Die Weigerung Peng Jiashengs, seine Kämpfer in die Grenztruppen unter direkter Kontrolle der birmanischen Armee eingliedern zu lassen, führte zum Konflikt: "2009 wurde Peng aus Kokang vertrieben, jetzt ist er zurück", zitiert die Nachrichtenagentur Reuters den bekannten Südasien-Experten Bertil Lintner.
Auf Unterstützung aus China kann Peng Jiasheng offenbar nicht setzen. Aufrufe zur Solidarität mit den "Chinesen in Kokang, die von der Armee Myanmars abgeschlachtet werden"und ähnliche Posts in chinesischen sozialen Netzwerken wurden von der chinesischen Zensur sogleich unterbunden, wie die "New York Times" berichtet. Vergleiche mit der Ukraine und der Krim, wonach die chinesischen Rebellen in Myanmar von einer Rückkehr in die Heimat träumten, seien von Chinas Staatsmedien als "Unsinn oder interessengeleitet" kommentiert worden. Offiziell hat sich China zu dem Konflikt nur mit der Aufforderung zur Mäßigung aller Seiten geäußert. Es werde die Sicherheit auf seiner Seite der Grenze wahren, gleichzeitig die Flüchtlinge humanitär unterstützen.
Auswirkungen auf den Friedensprozess in Myanmar
Neben den Beziehungen zu China wirkt sich der neu ausgebrochene Konflikt mit den Kokang-Rebellen auch auf den Fortgang des Friedensprozesses in Myanmars aus. Kompliziert ist die Lage dadurch, dass es Gruppen wie die MNDAA gibt, die einerseits den bewaffneten Kampf mit der der Armee provozieren, aber gleichzeitig Mitglied im "National Ceasefire Coordination Team" sind. Dort wollen die bewaffneten ethnischen Gruppen ein nationales Waffenstillstandsabkommen mit der Regierung aushandeln. "Ein anhaltender Konflikt mit den Kokang-Rebellen könnte zu einer schweren Belastungsprobe für die Einheit der ethnischen Gruppen untereinander werden", sagt Schroeder.

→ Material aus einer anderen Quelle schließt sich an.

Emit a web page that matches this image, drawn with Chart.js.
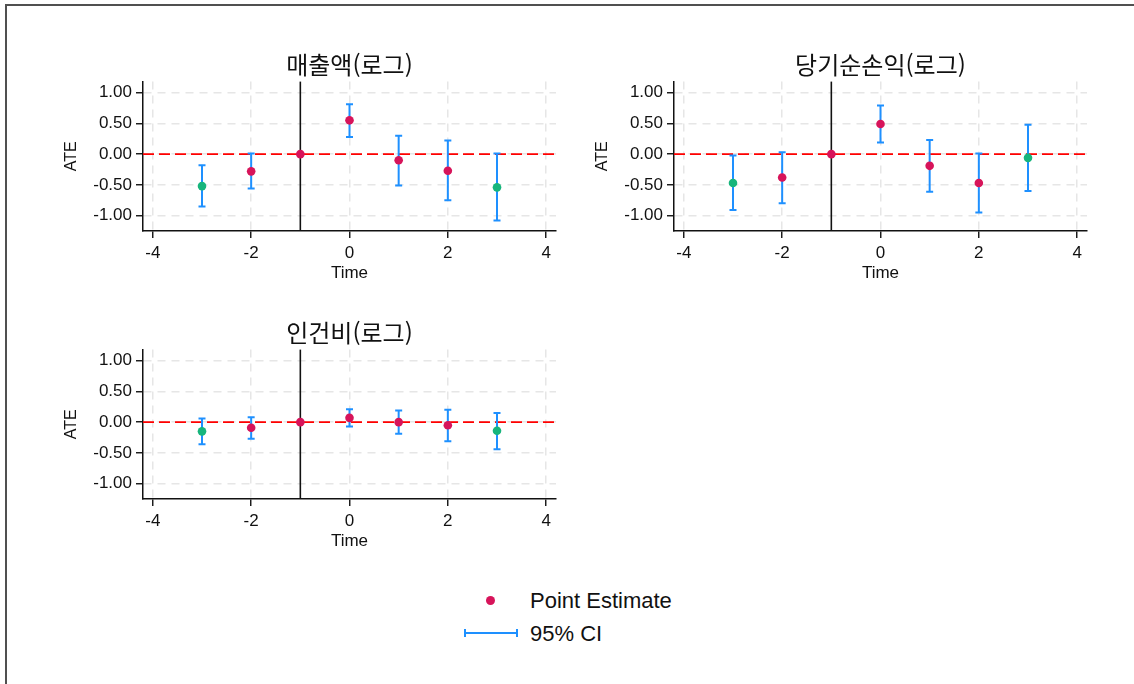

Auch nach Ansicht des schwedischen Experten Bernt Berger vom Stockholmer Institut für Sicherheits- und Entwicklungspolitik hat der begrenzte Konflikt an der Grenze zu China das Potenzial, den fragilen Aussöhnungsprozess in Myanmar zu untergraben. Die MNDAA verfolge die Taktik, das Militär zu Operationen zu provozieren, die zivile Opfer bewirken und mit solchen Zahlen und Bildern einen "Informationskrieg" zu führen.
"Viel wird davon abhängen, inwieweit Gruppen wie die Unabhängigkeitsarmee der Kachin (KIA) in den Konflikt hineingezogen werden. Wenn es dazu nicht kommt, gibt es gute Chancen, dass die laufenden Verhandlungen zwischen den Rebellen-Gruppen und der Regierung weitergehen können", meint Berger. Die entscheidende Frage sei, inwieweit die Kokang-Führer in der Lage sind, Unzufriedenheit zu säen.
Der angestrebte nationale Waffenstillstand unter Präsident Thein Sein könnte damit in weite Ferne rücken und nicht mehr vor den Wahlen Ende 2015 stattfinden, sagt Schroeder. Damit hätte Präsident Thein Sein eines seiner politischen Ziele während seiner Amtszeit nicht erfüllen können.